Catatan M Rizal Fadillah*
SALAM-ONLINE.COM: Gara-gara mendampingi Prabowo bertemu relawan Gibran dan Jokowi Jawa Tengah dan Jawa Timur di Solo, Gibran, putra Jokowi, dipanggil DPP PDIP ke Jakarta. Hari ini, Selasa (23/5/2023) dilaksanakan pemanggilan tersebut. Gibran sendiri menyatakan siap untuk ditegur, meski menurutnya ia mendampingi Prabowo dalam kapasitas sebagai wali kota dan Prabowo adalah Menteri Pertahanan.
Dukungan relawan Gibran dan Jokowi kepada Prabowo terbaca sebagai “mbalelo” Gibran atas kewajiban selaku kader PDIP untuk mendukung Ganjar Pranowo sebagai bakal Capres. Pemanggilan DPP untuk klarifikasi dan tentu menertibkan kader. Mudah bagi Gibran untuk “ngeles”. Meskipun demikian publik melihat persoalan hubungan Megawati dan Jokowi menjadi lebih serius. Pidato “Musra” Jokowi yang tidak terang-terangan mendukung Ganjar Pranowo menjadi sinyal, bahkan fenomenal.

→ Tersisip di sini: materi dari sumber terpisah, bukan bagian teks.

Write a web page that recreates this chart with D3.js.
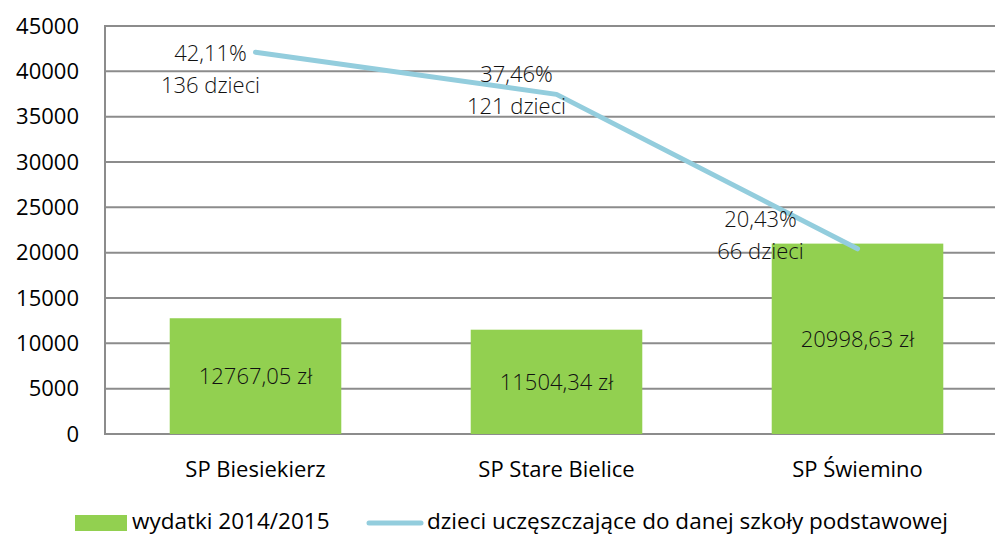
<!DOCTYPE html>
<html>
  <head>
    <meta charset="utf-8">
    <style>
      body { margin: 0; background: #fff; }
      svg text { font-family: "Open Sans", sans-serif; fill: #000; }
      .grid line { stroke: #8c8c8c; stroke-width: 2; }
      .tick-label { font-size: 22px; }
      .cat-label { font-size: 22px; }
      .val-label { font-size: 22px; font-weight: 300; fill: #111; }
      .legend text { font-size: 22.5px; }
    </style>
  </head>
  <body>
    <svg width="995" height="536"></svg>
    <script src="https://d3js.org/d3.v7.min.js"></script>
    <script>
      // data
      var schools = ["SP Biesiekierz", "SP Stare Bielice", "SP Świemino"];
      var spending = [12767.05, 11504.34, 20998.63];
      var spendingLabels = ["12767,05 zł", "11504,34 zł", "20998,63 zł"];
      var pupilShare = [42.11, 37.46, 20.43];
      var shareLabels = ["42,11%", "37,46%", "20,43%"];
      var pupilLabels = ["136 dzieci", "121 dzieci", "66 dzieci"];
      var yTicks = [0, 5000, 10000, 15000, 20000, 25000, 30000, 35000, 40000, 45000];
      var legendNames = ["wydatki 2014/2015", "dzieci uczęszczające do danej szkoły podstawowej"];

      var svg = d3.select("svg");
      var plotLeft = 105, plotRight = 1008, plotTop = 26, plotBottom = 434;

      var x = d3.scaleBand()
        .domain(schools)
        .range([plotLeft, plotRight])
        .paddingInner(0.43)
        .paddingOuter(0.215);

      var y = d3.scaleLinear()
        .domain([0, 45000])
        .range([plotBottom, plotTop]);

      // the percentage line sits on a hidden secondary axis
      var y2 = d3.scaleLinear()
        .domain([0, 45])
        .range([plotBottom, plotTop]);

      var green = "#92d050", blue = "#93cddd";

      // gridlines
      svg.append("g")
          .attr("class", "grid")
        .selectAll("line")
        .data(yTicks)
        .enter().append("line")
          .attr("x1", plotLeft)
          .attr("x2", 995)
          .attr("y1", function(d) { return y(d); })
          .attr("y2", function(d) { return y(d); });

      svg.append("line")
        .attr("x1", plotLeft).attr("x2", plotLeft)
        .attr("y1", plotTop - 1).attr("y2", plotBottom + 1)
        .attr("stroke", "#8c8c8c")
        .attr("stroke-width", 2);

      svg.append("g")
        .selectAll("text")
        .data(yTicks)
        .enter().append("text")
          .attr("class", "tick-label")
          .attr("x", 79)
          .attr("y", function(d) { return y(d); })
          .attr("dy", "0.35em")
          .attr("text-anchor", "end")
          .text(function(d) { return d; });

      // bars
      svg.append("g")
        .selectAll("rect")
        .data(spending)
        .enter().append("rect")
          .attr("x", function(d, i) { return x(schools[i]); })
          .attr("width", x.bandwidth())
          .attr("y", function(d) { return y(d); })
          .attr("height", function(d) { return plotBottom - y(d); })
          .attr("fill", green);

      svg.append("g")
        .selectAll("text")
        .data(spending)
        .enter().append("text")
          .attr("class", "val-label")
          .attr("x", function(d, i) { return x(schools[i]) + x.bandwidth() / 2; })
          .attr("y", function(d) { return (y(d) + plotBottom) / 2; })
          .attr("dy", "0.35em")
          .attr("text-anchor", "middle")
          .text(function(d, i) { return spendingLabels[i]; });

      // category labels
      svg.append("g")
        .selectAll("text")
        .data(schools)
        .enter().append("text")
          .attr("class", "cat-label")
          .attr("x", function(d) { return x(d) + x.bandwidth() / 2; })
          .attr("y", 477)
          .attr("text-anchor", "middle")
          .text(function(d) { return d; });

      // line
      var line = d3.line()
        .x(function(d, i) { return x(schools[i]) + x.bandwidth() / 2; })
        .y(function(d) { return y2(d); });

      svg.append("path")
        .datum(pupilShare)
        .attr("d", line)
        .attr("fill", "none")
        .attr("stroke", blue)
        .attr("stroke-width", 5)
        .attr("stroke-linecap", "round")
        .attr("stroke-linejoin", "round");

      // label placement relative to each point
      var labelShift = [[-45, 9], [-40, -12], [-97, -22]];

      var lbl = svg.append("g")
        .selectAll("text")
        .data(pupilShare)
        .enter().append("text")
          .attr("class", "val-label")
          .attr("text-anchor", "middle")
          .attr("x", function(d, i) { return x(schools[i]) + x.bandwidth() / 2 + labelShift[i][0]; })
          .attr("y", function(d, i) { return y2(d) + labelShift[i][1]; });

      lbl.append("tspan")
        .text(function(d, i) { return shareLabels[i]; });
      lbl.append("tspan")
        .attr("x", function(d, i) { return x(schools[i]) + x.bandwidth() / 2 + labelShift[i][0]; })
        .attr("dy", 32)
        .text(function(d, i) { return pupilLabels[i]; });

      // legend
      var legend = svg.append("g").attr("class", "legend");
      legend.append("rect")
        .attr("x", 75).attr("y", 515)
        .attr("width", 52).attr("height", 16)
        .attr("fill", green);
      legend.append("text")
        .attr("x", 132).attr("y", 529)
        .text(legendNames[0]);
      legend.append("line")
        .attr("x1", 369).attr("x2", 421)
        .attr("y1", 523).attr("y2", 523)
        .attr("stroke", blue)
        .attr("stroke-width", 5)
        .attr("stroke-linecap", "round");
      legend.append("text")
        .attr("x", 427).attr("y", 529)
        .text(legendNames[1]);
    </script>
  </body>
</html>
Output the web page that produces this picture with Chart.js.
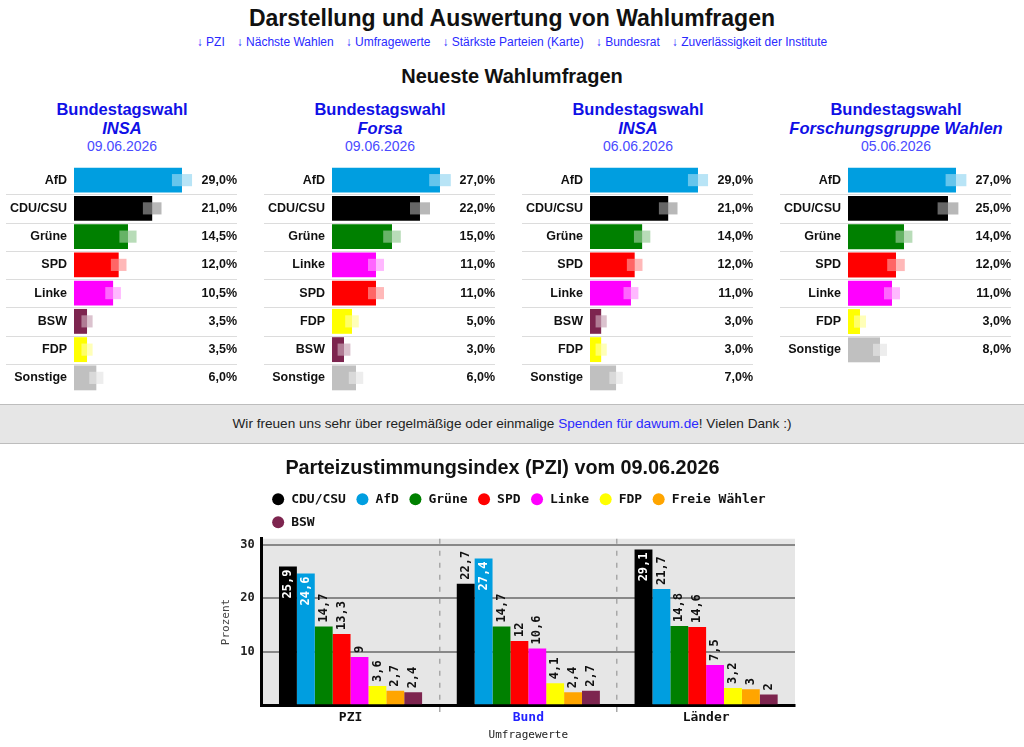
<!DOCTYPE html>
<html lang="de">
<head>
<meta charset="utf-8">
<title>Darstellung und Auswertung von Wahlumfragen</title>
<script src="https://cdn.jsdelivr.net/npm/chart.js@4.4.1/dist/chart.umd.min.js"></script>
<style>
  body { margin: 0; width: 1024px; height: 747px; position: relative; overflow: hidden; background: #fff;
         font-family: "Liberation Sans", Arial, sans-serif; color: #111; }
  h1 { position: absolute; left: 0; top: 6px; width: 1024px; margin: 0; text-align: center;
       font-size: 23px; line-height: 24px; }
  .links { position: absolute; left: 0; top: 34px; width: 1024px; text-align: center;
           font-size: 12px; line-height: 16px; color: #2a2aff; }
  .links span { margin: 0 6px; }
  h2 { position: absolute; left: 0; top: 66px; width: 1024px; margin: 0; text-align: center;
       font-size: 20px; line-height: 20px; }
  .poll { position: absolute; top: 100px; width: 232px; text-align: center; color: #1010e6; }
  .poll .t { font-size: 16.5px; line-height: 19px; font-weight: bold; }
  .poll .i { font-size: 16.5px; line-height: 19px; font-weight: bold; font-style: italic; }
  .poll .d { font-size: 14px; line-height: 16px; color: #4a4aff; }
  .box { position: absolute; }
  .banner { position: absolute; left: 0; top: 404px; width: 1024px; height: 38px; background: #e6e6e6;
            border-top: 1px solid #bdbdbd; border-bottom: 1px solid #bdbdbd; text-align: center;
            font-size: 13.6px; line-height: 38px; color: #222; }
  .banner a { color: #2a2aff; text-decoration: none; }
</style>
</head>
<body>
<h1>Darstellung und Auswertung von Wahlumfragen</h1>
<div class="links"><span>↓ PZI</span><span>↓ Nächste Wahlen</span><span>↓ Umfragewerte</span><span>↓ Stärkste Parteien (Karte)</span><span>↓ Bundesrat</span><span>↓ Zuverlässigkeit der Institute</span></div>
<h2>Neueste Wahlumfragen</h2>

<div class="poll" style="left:6px"><div class="t">Bundestagswahl</div><div class="i">INSA</div><div class="d">09.06.2026</div></div>
<div class="poll" style="left:264px"><div class="t">Bundestagswahl</div><div class="i">Forsa</div><div class="d">09.06.2026</div></div>
<div class="poll" style="left:522px"><div class="t">Bundestagswahl</div><div class="i">INSA</div><div class="d">06.06.2026</div></div>
<div class="poll" style="left:780px"><div class="t">Bundestagswahl</div><div class="i">Forschungsgruppe Wahlen</div><div class="d">05.06.2026</div></div>

<div class="box" style="left:6px;top:166px;width:231px;height:226px"><canvas id="poll1"></canvas></div>
<div class="box" style="left:264px;top:166px;width:231px;height:226px"><canvas id="poll2"></canvas></div>
<div class="box" style="left:522px;top:166px;width:231px;height:226px"><canvas id="poll3"></canvas></div>
<div class="box" style="left:780px;top:166px;width:231px;height:198px"><canvas id="poll4"></canvas></div>

<div class="banner">Wir freuen uns sehr über regelmäßige oder einmalige <a>Spenden für dawum.de</a>! Vielen Dank :)</div>

<div class="box" style="left:210px;top:455px;width:590px;height:291px"><canvas id="pzi"></canvas></div>

<script>
// Neueste Umfragen (Werte in %, Fehlerbalken in Prozentpunkten, geschätzt)
const poll1Parties = ['AfD', 'CDU/CSU', 'Grüne', 'SPD', 'Linke', 'BSW', 'FDP', 'Sonstige'];
const poll1Values = [29.0, 21.0, 14.5, 12.0, 10.5, 3.5, 3.5, 6.0];
const poll1Margins = [2.7, 2.5, 2.3, 2.1, 2.1, 1.5, 1.5, 1.9];

const poll2Parties = ['AfD', 'CDU/CSU', 'Grüne', 'Linke', 'SPD', 'FDP', 'BSW', 'Sonstige'];
const poll2Values = [27.0, 22.0, 15.0, 11.0, 11.0, 5.0, 3.0, 6.0];
const poll2Margins = [2.7, 2.5, 2.2, 2.0, 2.0, 1.7, 1.6, 1.8];

const poll3Parties = ['AfD', 'CDU/CSU', 'Grüne', 'SPD', 'Linke', 'BSW', 'FDP', 'Sonstige'];
const poll3Values = [29.0, 21.0, 14.0, 12.0, 11.0, 3.0, 3.0, 7.0];
const poll3Margins = [2.7, 2.5, 2.2, 2.1, 2.0, 1.5, 1.5, 1.8];

const poll4Parties = ['AfD', 'CDU/CSU', 'Grüne', 'SPD', 'Linke', 'FDP', 'Sonstige'];
const poll4Values = [27.0, 25.0, 14.0, 12.0, 11.0, 3.0, 8.0];
const poll4Margins = [2.6, 2.6, 2.1, 2.2, 2.0, 1.5, 1.75];

// PZI
const pziCategories = ['PZI', 'Bund', 'Länder'];
const pziParties = ['CDU/CSU', 'AfD', 'Grüne', 'SPD', 'Linke', 'FDP', 'Freie Wähler', 'BSW'];
const pziCduCsu = [25.9, 22.7, 29.1];
const pziAfd = [24.6, 27.4, 21.7];
const pziGruene = [14.7, 14.7, 14.8];
const pziSpd = [13.3, 12, 14.6];
const pziLinke = [9, 10.6, 7.5];
const pziFdp = [3.6, 4.1, 3.2];
const pziFw = [2.7, 2.4, 3];
const pziBsw = [2.4, 2.7, 2];
const pziTicks = [10, 20, 30];

const partyColors = {
  'AfD': '#009ee0', 'CDU/CSU': '#000000', 'Grüne': '#008000', 'SPD': '#ff0000',
  'Linke': '#ff00ff', 'BSW': '#7d254f', 'FDP': '#ffff00', 'Sonstige': '#c0c0c0',
  'Freie Wähler': '#ffa500'
};

const sans = '"Liberation Sans", Arial, sans-serif';
const mono = '"DejaVu Sans Mono", monospace';

function fade(hex, a) {
  const n = parseInt(hex.slice(1), 16);
  return `rgba(${n >> 16}, ${(n >> 8) & 255}, ${n & 255}, ${a})`;
}
function de(v, digits) {
  return (digits == null ? String(v) : v.toFixed(digits)).replace('.', ',');
}

// thin separators between the rows of the poll tables
const rowLines = {
  id: 'rowLines',
  beforeDatasetsDraw(chart) {
    const y = chart.scales.y, ctx = chart.ctx;
    ctx.save();
    ctx.strokeStyle = '#dcdcdc';
    ctx.lineWidth = 1;
    for (let i = 1; i < y.ticks.length; i++) {
      const py = Math.round((y.getPixelForTick(i - 1) + y.getPixelForTick(i)) / 2) + 0.5;
      ctx.beginPath();
      ctx.moveTo(0, py);
      ctx.lineTo(chart.width, py);
      ctx.stroke();
    }
    ctx.restore();
  }
};

function pollChart(id, parties, values, margins) {
  const colors = parties.map(p => partyColors[p]);
  const common = { categoryPercentage: 1, grouped: false };
  new Chart(document.getElementById(id), {
    type: 'bar',
    data: {
      labels: parties,
      datasets: [
        { ...common, data: values, backgroundColor: colors, barPercentage: 0.88, order: 2 },
        { ...common, data: values.map((v, i) => [v - margins[i], v]), backgroundColor: 'rgba(255,255,255,0.4)', barPercentage: 0.43, order: 1 },
        { ...common, data: values.map((v, i) => [v, v + margins[i]]), backgroundColor: colors.map(c => fade(c, 0.28)), barPercentage: 0.43, order: 1 }
      ]
    },
    options: {
      indexAxis: 'y',
      animation: false,
      responsive: true,
      maintainAspectRatio: false,
      layout: { padding: 0 },
      plugins: { legend: { display: false }, tooltip: { enabled: false } },
      scales: {
        x: { display: false, min: 0, max: Math.max(...values) * 1.139 },
        y: {
          grid: { display: false, drawTicks: false }, border: { display: false },
          ticks: { color: '#111', padding: 7, font: { family: sans, size: 12.5, weight: 'bold' } },
          afterFit: s => { s.width = 68; s.paddingTop = 0; s.paddingBottom = 0; }
        },
        y2: {
          type: 'category', position: 'right', offset: true,
          labels: values.map(v => de(v, 1) + '%'),
          grid: { display: false, drawTicks: false }, border: { display: false },
          ticks: { crossAlign: 'far', padding: 0, color: '#111', font: { family: sans, size: 12.5, weight: 'bold' } },
          afterFit: s => { s.width = 40; s.paddingTop = 0; s.paddingBottom = 0; }
        }
      }
    },
    plugins: [rowLines]
  });
}

pollChart('poll1', poll1Parties, poll1Values, poll1Margins);
pollChart('poll2', poll2Parties, poll2Values, poll2Margins);
pollChart('poll3', poll3Parties, poll3Values, poll3Margins);
pollChart('poll4', poll4Parties, poll4Values, poll4Margins);

// grey plot background
const plotBg = {
  id: 'plotBg',
  beforeDraw(chart) {
    const { ctx, chartArea: a } = chart;
    ctx.save();
    ctx.fillStyle = '#e6e6e6';
    ctx.fillRect(a.left, a.top, a.right - a.left, a.bottom - a.top);
    ctx.restore();
  }
};

// rotated value labels, inside the bar when there is no room above
const barValues = {
  id: 'barValues',
  afterDatasetsDraw(chart) {
    const { ctx, chartArea } = chart;
    ctx.save();
    ctx.font = 'bold 12px ' + mono;
    ctx.textBaseline = 'middle';
    chart.data.datasets.forEach((ds, di) => {
      chart.getDatasetMeta(di).data.forEach((bar, i) => {
        const text = de(ds.data[i]);
        const w = ctx.measureText(text).width;
        const inside = bar.y - 4 - w < chartArea.top + 10;
        ctx.save();
        ctx.translate(bar.x, bar.y);
        ctx.rotate(-Math.PI / 2);
        ctx.fillStyle = inside ? '#fff' : '#111';
        ctx.textAlign = inside ? 'right' : 'left';
        ctx.fillText(text, inside ? -3 : 4, 0);
        ctx.restore();
      });
    });
    ctx.restore();
  }
};

const pziValues = [pziCduCsu, pziAfd, pziGruene, pziSpd, pziLinke, pziFdp, pziFw, pziBsw];

new Chart(document.getElementById('pzi'), {
  type: 'bar',
  data: {
    labels: pziCategories,
    datasets: pziParties.map((p, i) => ({
      label: p,
      data: pziValues[i],
      backgroundColor: partyColors[p],
      categoryPercentage: 0.805,
      barPercentage: 1
    }))
  },
  options: {
    animation: false,
    responsive: true,
    maintainAspectRatio: false,
    layout: { padding: { right: 5 } },
    plugins: {
      title: {
        display: true, text: 'Parteizustimmungsindex (PZI) vom 09.06.2026', color: '#111',
        font: { family: sans, size: 19.8, weight: 'bold' }, padding: { top: 2, bottom: 2 }
      },
      legend: {
        position: 'top', align: 'start', fullSize: false,
        labels: {
          usePointStyle: true, pointStyle: 'circle', boxHeight: 8.5, padding: 10, color: '#111',
          font: { family: mono, size: 13, weight: 'bold' }
        }
      },
      tooltip: { enabled: false }
    },
    scales: {
      x: {
        grid: {
          offset: true, lineWidth: 1.5, tickLength: 12, tickBorderDash: [5, 7],
          color: c => (c.index === 1 || c.index === 2) ? '#a8a8a8' : 'transparent'
        },
        border: { color: '#000', width: 3, dash: [5, 7] },
        ticks: {
          padding: -7,
          color: c => c.index === 1 ? '#2222ff' : '#111',
          font: { family: mono, size: 13, weight: 'bold' }
        },
        title: {
          display: true, text: 'Umfragewerte', color: '#222',
          font: { family: mono, size: 11 }, padding: { top: 10, bottom: 4 }
        }
      },
      y: {
        min: 0, max: 31.1,
        afterBuildTicks: s => { s.ticks = [0, ...pziTicks].map(v => ({ value: v })); },
        ticks: {
          padding: 7, color: '#222', font: { family: mono, size: 12, weight: 'bold' },
          callback: v => v === 0 ? '' : v
        },
        grid: { color: '#888', lineWidth: 2, drawTicks: false },
        border: { color: '#000', width: 3 },
        title: {
          display: true, text: 'Prozent', color: '#444',
          font: { family: mono, size: 11 }, padding: { top: 10, bottom: 0 }
        }
      }
    }
  },
  plugins: [plotBg, barValues]
});
</script>
</body>
</html>
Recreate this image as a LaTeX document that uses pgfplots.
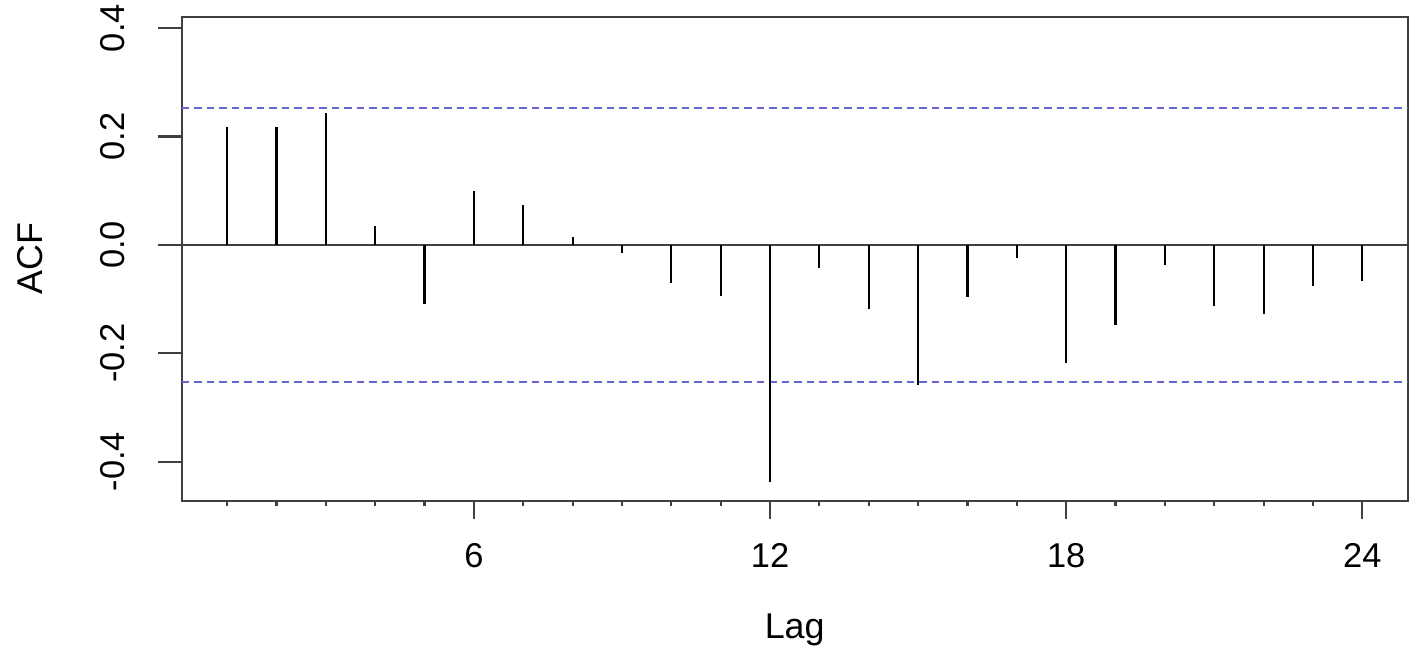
\documentclass[border=0pt]{standalone}
\usepackage{pgfplots}
\pgfplotsset{compat=1.18}
\usepackage{fontspec}
\setmainfont{Liberation Sans}
\definecolor{ciblue}{rgb}{0.40,0.40,0.82}
\begin{document}
\fontsize{9.8}{11}\selectfont
\begin{tikzpicture}
\begin{axis}[
  scale only axis,
  width=122.6mm, height=48.4mm,
  xmin=0.08, xmax=24.92,
  ymin=-0.472, ymax=0.421,
  axis line style={draw=black!75, line width=0.6pt},
  every tick/.style={draw=black!75, line width=0.6pt},
  tick align=outside,
  xtick pos=bottom, ytick pos=left,
  major tick length=0.5mm,
  xtick={1,...,24},
  xticklabels={},
  extra x ticks={6,12,18,24},
  extra x tick labels={6,12,18,24},
  extra x tick style={major tick length=1.87mm},
  xticklabel style={anchor=center, yshift=-3.6mm},
  ytick=\empty,
  extra y ticks={-0.4,-0.2,0,0.2,0.4},
  extra y tick labels={-0.4,-0.2,0.0,0.2,0.4},
  extra y tick style={major tick length=2.37mm},
  yticklabel style={xshift=-4.57mm, rotate=90, anchor=center},
  xlabel={Lag},
  ylabel={ACF},
  label style={font=\fontsize{10.2}{12}\selectfont},
  xlabel style={at={(axis description cs:0.5,-0.2665)}, anchor=center},
  ylabel style={at={(axis description cs:-0.1237,0.5)}, anchor=center, rotate=0},
]
\coordinate (sw) at (rel axis cs:0,0);
\coordinate (ne) at (rel axis cs:1,1);
% zero line and confidence bounds
\addplot[black!75, line width=0.6pt] coordinates {(0.08,0) (24.92,0)};
\addplot[ciblue, line width=0.6pt, dash pattern=on 0.75mm off 0.5mm] coordinates {(0.08,0.253) (24.92,0.253)};
\addplot[ciblue, line width=0.6pt, dash pattern=on 0.75mm off 0.5mm] coordinates {(0.08,-0.253) (24.92,-0.253)};
% autocorrelations
\addplot[ycomb, black, line width=0.6pt, no marks] coordinates {
  (1,0.218) (2,0.218) (3,0.243) (4,0.035) (5,-0.109) (6,0.100)
  (7,0.074) (8,0.015) (9,-0.015) (10,-0.071) (11,-0.094) (12,-0.437)
  (13,-0.043) (14,-0.118) (15,-0.258) (16,-0.097) (17,-0.025) (18,-0.218)
  (19,-0.148) (20,-0.037) (21,-0.113) (22,-0.127) (23,-0.076) (24,-0.066)
};
\end{axis}
\pgfresetboundingbox
\path ([shift={(-18.17mm,-15.43mm)}]sw) rectangle ([shift={(0.93mm,1.67mm)}]ne);
\end{tikzpicture}
\end{document}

Sinyal dukungan kepada Prabowo saat Jokowi pidato di acara “Musra” berfungsi sebagai “tekanan politik” bagi Megawati. Kemudian berlanjut pada pernyataan dukungan Prabowo oleh relawan Gibran dan Jokowi di Solo tersebut.
Ketika Megawati melalui Hasto menunjukkan kejumawaan dengan memanggil Gibran, maka pemanggilan tersebut terasa sebagai wujud dari kegelisahan Megawati dan PDIP. Ganjar belum mampu menjadi magnet bagi dukungan masif.
Lucunya seorang fungsionaris DPP PDIP Deddy Sitorus menyebut Gibran datang sendiri, bukan dipanggil. Gibran membantah ungkapan fungsionaris PDIP tersebut . Ia menyatakan panggilan itu dengan pengiriman surat. “Ada surat tertulis yang ditujukan ke saya, kok,” kata Gibran.
Jika PDIP tegas dalam menegakkan disiplin partai, maka sudah sepatutnya Gibran bukan hanya ditegur, tetapi juga dipecat dari PDIP. Karena, meski sambutan atas Prabowo Itu berhubungan dengan jabatan wali kota dan Menhan, tetapi rakyat semua tahu bahwa ada manuver politik Gibran dan juga Jokowi dalam kasus dukungan relawan Gibran dan Jokowi kepada Prabowo.
Memang hubungan Jokowi dengan Megawati tidak sedang baik-baik saja. Peristiwa deklarasi Ganjar oleh PDIP meningkatkan kerenggangan itu. Manuver Gibran tentu tidak bisa dipisahkan dari kepentingan ayahnya, Jokowi. Walaupun dirinya (Gibran) menyatakan akan tetap tegak lurus sesuai arahan ibu Ketua Umum, tetapi dipastikan Gibran akan lebih tegak lurus lagi kepada arahan Presiden Republik Indonesia.
Sebagaimana ayahnya, kata-kata Gibran memang sering tidak jelas. Pasca pemanggilan justru ia “bertengkar” dengan Deddy Sitorus (PDIP). Pertengkaran kata-kata. Gibran dengan Jokowi bagai anak panah dengan busurnya. Berkata dalam banyak makna.
“Kau adalah busur yang melesatkan anak panah hidup. Pemanah mengetahui sasaran di jalan yang tidak terhingga. Ia melengkungkanmu sekuat tenaga agar anak panah melesat cepat dan jauh,” demikian bait puisi Kahlil Gibran.